Sask. welcome mat has had stains
How we define ourselves as a warm and embracing province is best exemplified in Saskatchewan’s motto, “Multis e Gentibus Vires”.
“From many peoples strength”, conjures up an image of place that has made up for its inhospitable winters through its hospitality to those fleeing economic or political oppression. Given that many impoverished immigrants settled here and helped forge the multi-ethnic communities that still exist today, much of the Saskatchewan experience has been as the motto describes.
But to assume that Saskatchewan has always been the land of milk and honey described in those turn-of-the-last-century immigration posters would be to deny some of our less-flattering history ... and maybe even our current nature.
Cross-burning Ku Klux Klansmen existed in more than 100 Saskatchewan communities in the 1920s, with a total provincial membership estimated at 40,000. Their target was “unassimilable” immigrants from central eastern Europe, or anyone who was a member of the “subversive” Roman Catholic church demanding the dual public school system. In fact, the Klan was said to be a major influence on the J.T. Anderson Conservative government after waging war on the Liberal government of Premier James Gardiner.
While this may be an isolated chapter in Saskatchewan’s history book, more common are tales of bigotry suffered by Ukrainians, Poles, Czechs, Hungarians, Germans or Scandinavians who immigrated to this province and were set apart by the dominant English culture. Again, this is not to suggest this has been the entire Saskatchewan experience. But history tells us that lower-class immigrants haven’t always been as welcomed as we’d like to think — a cautionary tale at a time when Saskatchewan is enjoying a boom unseen since the 1920s.
When asked about our attitudes towards immigration, an overwhelming number of us said we were very welcoming, according to this fall’s Taking the Pulse survey conducted by the University of Saskatchewan on behalf of the CBC, Leader-Post and StarPhoenix.
That said, a sizeable number of those surveyed also said that notwithstanding the current labour shortage, immigration levels were too high. This was also very telling.
One doesn’t have to scratch the surface very hard to find examples of less-than-welcoming attitudes. The stories this fall of Conservative MP Kelly Block’s flyer stoking the fire that refugees or “new arrivals” receive more benefits than ordinary Canadians is one example. But an even better example is the visceral reaction in support of the flyer, or opposing the Saskatoon Pakistani refugee struggling to get cancer treatment, or the two Nigerian students now awaiting deportation for breaking their visa conditions by working in Walmart.
Caught in the middle of all this is Premier Brad Wall’s Saskatchewan Party government, which has clearly put down the welcome mat to the world when it comes to lobbying the federal government for an easing of immigration to this province, or actively recruiting health professionals or skilled workers in Ireland, the Philippines and Ukraine.

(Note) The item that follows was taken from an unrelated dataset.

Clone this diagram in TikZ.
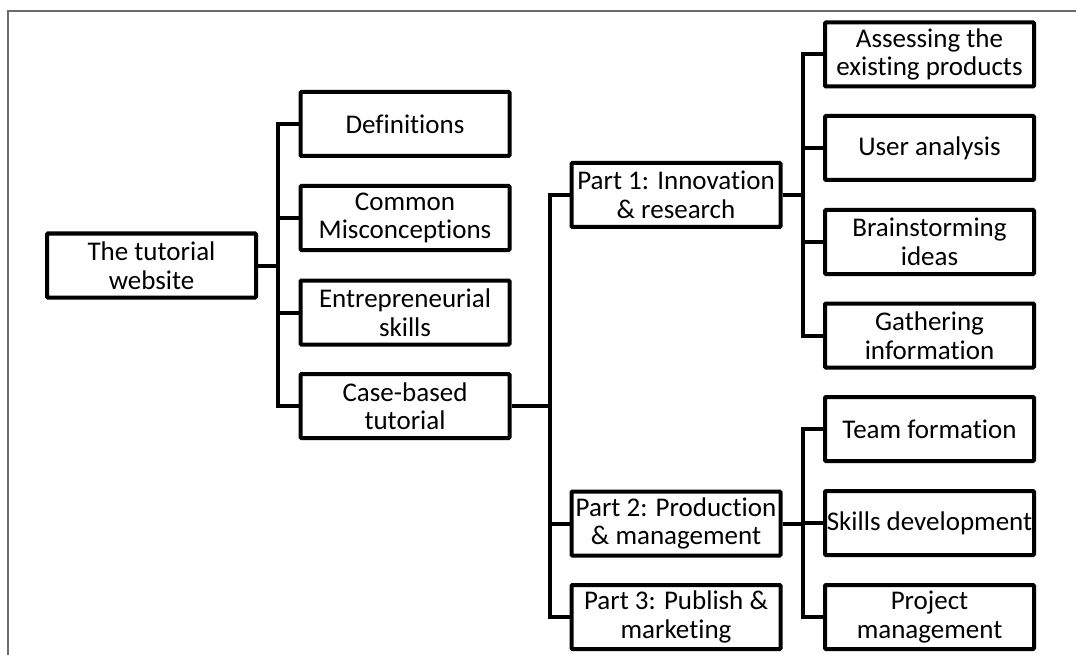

The latest such enterprise has seen Saskatchewan Health officials travel to India in hopes of addressing Saskatchewan’s need for approximately 100 doctors.

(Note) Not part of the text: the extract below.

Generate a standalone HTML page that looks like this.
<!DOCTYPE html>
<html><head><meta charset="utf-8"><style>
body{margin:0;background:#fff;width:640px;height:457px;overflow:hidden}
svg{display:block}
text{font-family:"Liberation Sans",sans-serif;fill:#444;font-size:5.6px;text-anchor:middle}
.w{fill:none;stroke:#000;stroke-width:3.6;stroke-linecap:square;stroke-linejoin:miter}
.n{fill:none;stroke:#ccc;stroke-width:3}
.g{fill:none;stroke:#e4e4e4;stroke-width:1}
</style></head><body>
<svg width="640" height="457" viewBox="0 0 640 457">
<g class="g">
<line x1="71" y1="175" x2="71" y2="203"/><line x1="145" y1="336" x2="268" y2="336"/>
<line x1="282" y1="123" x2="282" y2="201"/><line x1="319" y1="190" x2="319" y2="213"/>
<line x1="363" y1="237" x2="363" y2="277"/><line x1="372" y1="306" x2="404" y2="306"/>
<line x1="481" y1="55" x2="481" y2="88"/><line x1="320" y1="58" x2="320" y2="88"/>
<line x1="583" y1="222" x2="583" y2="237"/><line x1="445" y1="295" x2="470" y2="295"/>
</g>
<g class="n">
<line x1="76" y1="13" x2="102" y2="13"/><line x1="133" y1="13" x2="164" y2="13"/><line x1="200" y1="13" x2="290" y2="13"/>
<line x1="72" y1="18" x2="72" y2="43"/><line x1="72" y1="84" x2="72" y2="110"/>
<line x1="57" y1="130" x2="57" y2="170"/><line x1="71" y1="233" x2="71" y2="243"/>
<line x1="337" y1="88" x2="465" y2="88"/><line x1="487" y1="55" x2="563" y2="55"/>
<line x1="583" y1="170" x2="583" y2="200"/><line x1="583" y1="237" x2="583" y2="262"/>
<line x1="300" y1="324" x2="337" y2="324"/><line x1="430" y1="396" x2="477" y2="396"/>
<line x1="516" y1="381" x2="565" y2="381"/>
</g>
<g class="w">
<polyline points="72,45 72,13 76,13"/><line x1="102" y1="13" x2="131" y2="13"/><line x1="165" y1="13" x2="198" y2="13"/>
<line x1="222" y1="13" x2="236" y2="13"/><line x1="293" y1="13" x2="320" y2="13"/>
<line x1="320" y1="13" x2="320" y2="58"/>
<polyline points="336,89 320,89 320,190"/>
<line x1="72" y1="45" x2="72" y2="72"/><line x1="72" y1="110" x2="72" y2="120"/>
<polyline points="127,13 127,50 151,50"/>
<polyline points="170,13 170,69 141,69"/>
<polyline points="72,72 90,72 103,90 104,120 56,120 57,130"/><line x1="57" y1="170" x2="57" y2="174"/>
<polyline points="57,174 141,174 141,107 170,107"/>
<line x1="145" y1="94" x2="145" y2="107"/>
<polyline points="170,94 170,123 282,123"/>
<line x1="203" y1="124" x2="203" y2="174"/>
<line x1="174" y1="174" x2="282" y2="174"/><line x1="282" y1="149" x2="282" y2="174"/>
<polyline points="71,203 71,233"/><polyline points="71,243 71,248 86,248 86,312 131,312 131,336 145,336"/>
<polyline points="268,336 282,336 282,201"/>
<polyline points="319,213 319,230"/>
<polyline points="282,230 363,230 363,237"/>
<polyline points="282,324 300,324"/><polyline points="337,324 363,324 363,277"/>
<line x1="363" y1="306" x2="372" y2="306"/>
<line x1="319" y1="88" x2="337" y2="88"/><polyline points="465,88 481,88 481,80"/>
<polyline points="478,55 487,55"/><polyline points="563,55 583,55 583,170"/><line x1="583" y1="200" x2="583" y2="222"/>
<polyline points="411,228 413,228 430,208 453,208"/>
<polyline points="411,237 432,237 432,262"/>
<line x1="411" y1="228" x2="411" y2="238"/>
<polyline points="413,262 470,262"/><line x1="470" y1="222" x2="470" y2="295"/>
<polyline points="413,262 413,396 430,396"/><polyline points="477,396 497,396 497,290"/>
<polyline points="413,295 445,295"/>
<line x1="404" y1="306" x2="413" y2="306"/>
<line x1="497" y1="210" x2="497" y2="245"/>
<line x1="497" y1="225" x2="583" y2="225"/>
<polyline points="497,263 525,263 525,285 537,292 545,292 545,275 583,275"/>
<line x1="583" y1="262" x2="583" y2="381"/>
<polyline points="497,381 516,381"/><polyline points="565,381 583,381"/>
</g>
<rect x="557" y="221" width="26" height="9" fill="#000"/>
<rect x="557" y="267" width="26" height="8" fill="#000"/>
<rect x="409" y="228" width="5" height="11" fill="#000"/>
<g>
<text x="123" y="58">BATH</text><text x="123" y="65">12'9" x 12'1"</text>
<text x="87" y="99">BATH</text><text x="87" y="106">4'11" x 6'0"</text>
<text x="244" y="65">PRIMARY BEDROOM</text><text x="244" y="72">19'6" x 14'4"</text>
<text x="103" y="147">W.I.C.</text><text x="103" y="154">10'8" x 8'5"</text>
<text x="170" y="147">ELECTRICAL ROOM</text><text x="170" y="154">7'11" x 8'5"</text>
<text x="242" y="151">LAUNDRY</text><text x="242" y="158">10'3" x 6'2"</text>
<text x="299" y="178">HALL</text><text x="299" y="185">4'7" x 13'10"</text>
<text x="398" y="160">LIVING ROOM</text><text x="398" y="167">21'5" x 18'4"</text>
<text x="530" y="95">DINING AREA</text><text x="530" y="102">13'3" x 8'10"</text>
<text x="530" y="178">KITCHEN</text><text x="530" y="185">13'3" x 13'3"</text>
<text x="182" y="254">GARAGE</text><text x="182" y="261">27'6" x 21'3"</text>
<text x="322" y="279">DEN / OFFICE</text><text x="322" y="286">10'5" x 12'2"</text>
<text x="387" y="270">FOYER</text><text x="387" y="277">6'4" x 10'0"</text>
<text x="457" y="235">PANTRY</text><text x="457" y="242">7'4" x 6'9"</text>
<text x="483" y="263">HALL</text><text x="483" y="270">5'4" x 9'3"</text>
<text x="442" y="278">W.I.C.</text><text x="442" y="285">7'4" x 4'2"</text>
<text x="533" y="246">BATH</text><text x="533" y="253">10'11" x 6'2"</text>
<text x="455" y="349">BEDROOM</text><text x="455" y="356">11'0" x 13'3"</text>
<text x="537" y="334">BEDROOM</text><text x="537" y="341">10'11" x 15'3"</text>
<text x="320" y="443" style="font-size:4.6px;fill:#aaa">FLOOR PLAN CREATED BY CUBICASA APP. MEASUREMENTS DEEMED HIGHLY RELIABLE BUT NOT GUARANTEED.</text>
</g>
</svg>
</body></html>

An effort like this should say much about Saskatchewan’s welcoming nature. But even before a single contract has been offered to a single Indian doctor, Health Minister Dustin Duncan is already under fire, accused of poaching doctors from a Third World country in dire need of them.
University of Ottawa professor Ronald Labonté told the CBC that contrary to Duncan’s assertion, India’s dysfunctional health system has “a severe shortage” of doctors. If this is the case, it will do little to enhance Saskatchewan’s image abroad as a welcoming place for struggling immigrants hoping for a fresh start. Rather, it paints Saskatchewan as a place only interested in poaching those immigrants who immediately suit our needs.
Ironically, the Sask. Party government also seems to be getting plenty of heat from the other perspective — those demanding we need to open more residency programs, or wondering why we can’t retain train “our own” doctors.
Of course, the complex nature of this debate extends well beyond immigration or racial issues. Some of issues are matters of pragmatism.
Nevertheless, it does speak to the 107-year-old struggle of this province to fully live up to its very motto.